OverflowError: (34, 'Numerical result out of range')

In [None]:
2.0 ** 1023

8.98846567431158e+307

In [None]:
-2.0 ** 1023

Script:
* We can express numbers up to about two to the 1023rd power.
* We can also express some very small numbers.

In [None]:
2.0 ** -1074

5e-324

Script:
* But if they get too small, they get rounded down to zero.

In [None]:
2.0 ** -1075

0.0

Script:
* So that is something to watch out for with very small numbers.
* A more common issue though, is that since the computer uses a binary representation internally, it doesn't perfectly match numbers that we write in decimal.
* Here is an example.

In [None]:
1.1

1.1

In [None]:
2.2

2.2

In [None]:
1.1 + 2.2

3.3000000000000003

Script:
* That is not quite right.
* But we can just say 3.3 and get the right answer.

In [None]:
3.3

3.3

Script:
* And we can confirm another way that they are different and it is not some weird printing issue.

In [None]:
(1.1 + 2.2) - 3.3

Script:
* Most of the time that you are working with real numbers, these tiny little errors will accumulate.
* Most of the time, they are immaterial, but their presence means that everything is approximate.
* We can't say things are exactly equal even though we can prove that they should be.

In [None]:
1.1 + 2.2 == 3.3

False

Script:
* Normally we would think those should be equal.
* Double equals there is checking that those are the same numbers, by the way.
* Another way these approximations manifest is when you add big numbers to small numbers.

In [None]:
1e15 + 1

1000000000000001.0

In [None]:
1e16 + 1

1e+16

Script:
* In the last addition, the extra one was too small compared to the total, and it was lost.
* The same can happen when adding very small numbers.

In [None]:
1 + 1e-15

1.000000000000001

In [None]:
1 + 1e-16

1.0

Script:
* Again, because ten to the negative sixteenth power is so small compared to one, it was lost by the approximation.
* This floating point representation just does not have enough resolution to add that small a number.
* So you should be aware of these tiny differences, but don't worry about them most of the time.
* They're like little rounding steps after each math operation, so the floating point representation does not get huge like the integers did.
* If you do need to compare numbers and be robust to these errors, the math module provides a function called isclose to compare numbers while allowing small differences.


In [None]:
import math

Script:
* Here is the built-in documentation for math dot isclose.

In [None]:
print(math.isclose.__doc__)

Determine whether two floating point numbers are close in value.

  rel_tol
    maximum difference for being considered "close", relative to the
    magnitude of the input values
  abs_tol
    maximum difference for being considered "close", regardless of the
    magnitude of the input values

Return True if a is close in value to b, and False otherwise.

For the values to be considered close, the difference between them
must be smaller than at least one of the tolerances.

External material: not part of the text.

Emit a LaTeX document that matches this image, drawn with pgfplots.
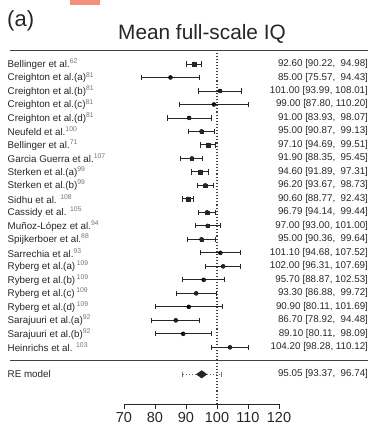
\documentclass[border=0pt]{standalone}
\usepackage{fontspec}
\setmainfont{Liberation Sans}
\usepackage{pgfplots}
\pgfplotsset{compat=1.18}
\usepackage{pgfplotstable}
\definecolor{txt}{HTML}{262626}
\definecolor{salmon}{HTML}{F4907A}
\newcommand{\sr}[1]{\textsuperscript{\textcolor{black!55}{#1}}}

\pgfplotstableread{
row est lo hi s
-1 92.60 90.22 94.98 1.87
-2 85.00 75.57 94.43 0.37
-3 101.00 93.99 108.01 0.72
-4 99.00 87.80 110.20 0.20
-5 91.00 83.93 98.07 0.70
-6 95.00 90.87 99.13 1.38
-7 97.10 94.69 99.51 1.86
-8 91.90 88.35 95.45 1.54
-9 94.60 91.89 97.31 1.78
-10 96.20 93.67 98.73 1.83
-11 90.60 88.77 92.43 2.00
-12 96.79 94.14 99.44 1.79
-13 97.00 93.00 101.00 1.42
-14 95.00 90.36 99.64 1.24
-15 101.10 94.68 107.52 0.83
-16 102.00 96.31 107.69 0.99
-17 95.70 88.87 102.53 0.75
-18 93.30 86.88 99.72 0.83
-19 90.90 80.11 101.69 0.23
-20 86.70 78.92 94.48 0.59
-21 89.10 80.11 98.09 0.42
-22 104.20 98.28 110.12 0.93
}\data

\begin{document}
\begin{tikzpicture}[x=1pt,y=1pt]
\useasboundingbox (0,0) rectangle (378,427);
\fill[salmon] (70,422) rectangle (100,427);
\node[anchor=base west, font=\fontsize{22}{24}\selectfont, text=txt, inner sep=0pt] at (7,400) {(a)};
\node[anchor=base, font=\fontsize{20.8}{24}\selectfont, text=txt, inner sep=0pt] at (202,387) {Mean full-scale IQ};

\begin{axis}[at={(124pt,23pt)}, anchor=south west, scale only axis,
  width=155pt, height=353.5pt,
  xmin=70, xmax=120, ymin=-26.2, ymax=0, clip=false,
  axis x line=bottom, axis y line=left,
  axis line style={-, txt, line width=0.9pt},
  y axis line style={draw=none}, ytick style={draw=none},
  xtick={70,80,90,100,110,120}, minor xtick={}, xtick align=outside,
  major tick length=5pt, xtick style={txt, line width=0.9pt},
  xticklabel style={font=\fontsize{14.5}{16}\selectfont, text=txt},
  /pgf/number format/assume math mode=true,
  ytick={-1,-2,-3,-4,-5,-6,-7,-8,-9,-10,-11,-12,-13,-14,-15,-16,-17,-18,-19,-20,-21,-22,-24},
  yticklabels={
    {Bellinger et al.\sr{62}},
    {Creighton et al.(a)\sr{81}},
    {Creighton et al.(b)\sr{81}},
    {Creighton et al.(c)\sr{81}},
    {Creighton et al.(d)\sr{81}},
    {Neufeld et al.\sr{100}},
    {Bellinger et al.\sr{71}},
    {Garcia Guerra et al.\sr{107}},
    {Sterken et al.(a)\sr{99}},
    {Sterken et al.(b)\sr{99}},
    {Sidhu et al. \sr{108}},
    {Cassidy et al. \sr{105}},
    {Muñoz-López et al.\sr{94}},
    {Spijkerboer et al.\sr{88}},
    {Sarrechia et al.\sr{93}},
    {Ryberg et al.(a)\,\sr{109}},
    {Ryberg et al.(b)\,\sr{109}},
    {Ryberg et al.(c)\,\sr{109}},
    {Ryberg et al.(d)\,\sr{109}},
    {Sarajuuri et al.(a)\sr{92}},
    {Sarajuuri et al.(b)\sr{92}},
    {Heinrichs et al. \sr{103}},
    {RE model}},
  yticklabel style={anchor=west, xshift=-114pt, inner sep=0pt, font=\fontsize{9.8}{11}\selectfont, text=txt},
]
% separator lines
\draw[line width=1.3pt, black!75] (axis cs:33.2,0) -- (axis cs:148.7,0);
\draw[line width=1.3pt, black!75] (axis cs:33.2,-23) -- (axis cs:148.7,-23);
% reference line
\addplot[black!75, dotted, line width=1.1pt] coordinates {(100,-0.15) (100,-26.2)};
% CIs
\addplot[only marks, mark=none, error bars/.cd, x dir=both, x explicit,
  error bar style={draw=txt, line width=0.9pt},
  error mark options={draw=txt, mark size=2.6pt, line width=0.9pt, rotate=90}]
  table[x=est, y=row, x error plus expr=\thisrow{hi}-\thisrow{est}, x error minus expr=\thisrow{est}-\thisrow{lo}] {\data};
% squares
\addplot[scatter, only marks, mark=square*, txt, mark options={line width=0.1pt},
  scatter/use mapped color={draw=txt, fill=txt},
  visualization depends on={\thisrow{s} \as \perpointmarksize},
  scatter/@pre marker code/.append style={/tikz/mark size=\perpointmarksize}]
  table[x=est, y=row] {\data};
% prediction interval
\addplot[black!55, dotted, line width=1pt] coordinates {(88.9,-24) (101.3,-24)};
\addplot[black!55, line width=0.7pt] coordinates {(88.9,-23.8) (88.9,-24.2)};
\addplot[black!55, line width=0.7pt] coordinates {(101.3,-23.8) (101.3,-24.2)};
% summary diamond
\addplot[fill=txt, draw=txt] coordinates {(93.37,-24) (95.05,-23.72) (96.74,-24) (95.05,-24.28)} -- cycle;
\end{axis}

\begin{axis}[at={(124pt,23pt)}, anchor=south west, scale only axis,
  width=155pt, height=353.5pt,
  xmin=70, xmax=120, ymin=-26.2, ymax=0,
  hide x axis, axis y line=right,
  y axis line style={draw=none}, ytick style={draw=none},
  ytick={-1,-2,-3,-4,-5,-6,-7,-8,-9,-10,-11,-12,-13,-14,-15,-16,-17,-18,-19,-20,-21,-22,-24},
  yticklabels={
    {92.60 [90.22,\ \ 94.98]},
    {85.00 [75.57,\ \ 94.43]},
    {101.00 [93.99, 108.01]},
    {99.00 [87.80, 110.20]},
    {91.00 [83.93,\ \ 98.07]},
    {95.00 [90.87,\ \ 99.13]},
    {97.10 [94.69,\ \ 99.51]},
    {91.90 [88.35,\ \ 95.45]},
    {94.60 [91.89,\ \ 97.31]},
    {96.20 [93.67,\ \ 98.73]},
    {90.60 [88.77,\ \ 92.43]},
    {96.79 [94.14,\ \ 99.44]},
    {97.00 [93.00, 101.00]},
    {95.00 [90.36,\ \ 99.64]},
    {101.10 [94.68, 107.52]},
    {102.00 [96.31, 107.69]},
    {95.70 [88.87, 102.53]},
    {93.30 [86.88,\ \ 99.72]},
    {90.90 [80.11, 101.69]},
    {86.70 [78.92,\ \ 94.48]},
    {89.10 [80.11,\ \ 98.09]},
    {104.20 [98.28, 110.12]},
    {95.05 [93.37,\ \ 96.74]}},
  yticklabel style={anchor=east, xshift=87pt, inner sep=0pt, font=\fontsize{9.8}{11}\selectfont, text=txt},
]
\addplot[draw=none] coordinates {(70,-1)};
\end{axis}
\end{tikzpicture}
\end{document}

-inf, inf and NaN behave similarly to the IEEE 754 Standard.  That
is, NaN is not close to anything, even itself.  inf and -inf are
only close to themselves.


Script:
* The web documentation has more detail about the tolerances.
* There is a link in the references section of Blackboard.
* Let's use it for the previous example now.

In [None]:
1.1 + 2.2 == 3.3

False

Script:
* This check still fails.

In [None]:
math.isclose(1.1 + 2.2, 3.3)

True

* But this one using math dot isclose works.
* Wrapping up, this floating point representation was designed to be a fast practical representation, not a perfectly precise but slow one.
* For the most part, it has served us well for about 45 years.